Nur kühler Kopf bringt weiter

Von SZ-Redakteurin Doris Döpke Was ist bloß mit den Karlsbrunnern los? Dass sie die Pläne für die Neunutzung des Warndt-Bergwerksgeländes kritisch prüfen, ist gut und richtig. Aber wie weit sie dabei übers Ziel hinausschießen, lässt sich schwer verstehen. Selbst den Radlader, der den Holzschnitzelbunker des Biomassekraftwerks füllt, haben einige für zu laut befunden; dabei ist an der Wohnbebauung von ihm höchstens ein sachtes Brummen zu hören. Dennoch ist die Stimmung auf dem Siedepunkt. Angeheizt durch einen eigenartigen Mix aus Emotionen und - nicht offengelegten - privaten und/ oder politischen Interessen.
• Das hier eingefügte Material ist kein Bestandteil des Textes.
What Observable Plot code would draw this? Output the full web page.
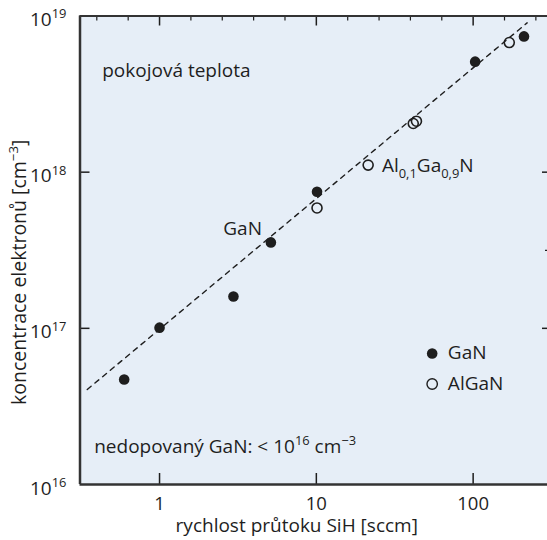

Wollen die Karlsbrunner sich ganz verabschieden von Industrie? Das wäre fatal. Landwirtschaft hat sich in der Vergangenheit als unprofitabel erwiesen; nicht zufällig arbeitet im Ort kein Bauer mehr, die Böden geben wenig her. Tourismus taugt nur als wirtschaftliches Spiel- und nicht als Standbein, denn die Reize der Region haben Grenzen. Bei der Warndt-Zukunftswerkstatt 2004 haben die Bürger selbst die Weichen gestellt in Richtung erneuerbare Energie - Industrie, die Menschen und Umwelt schont und Brücken schlägt zur regionalen Tradition. Dafür hat sich nun ein Investor gefunden. Ihrer Zukunft zuliebe sollten die Karlsbrunner kühlen Kopf bewahren und den Glücksfall nutzen.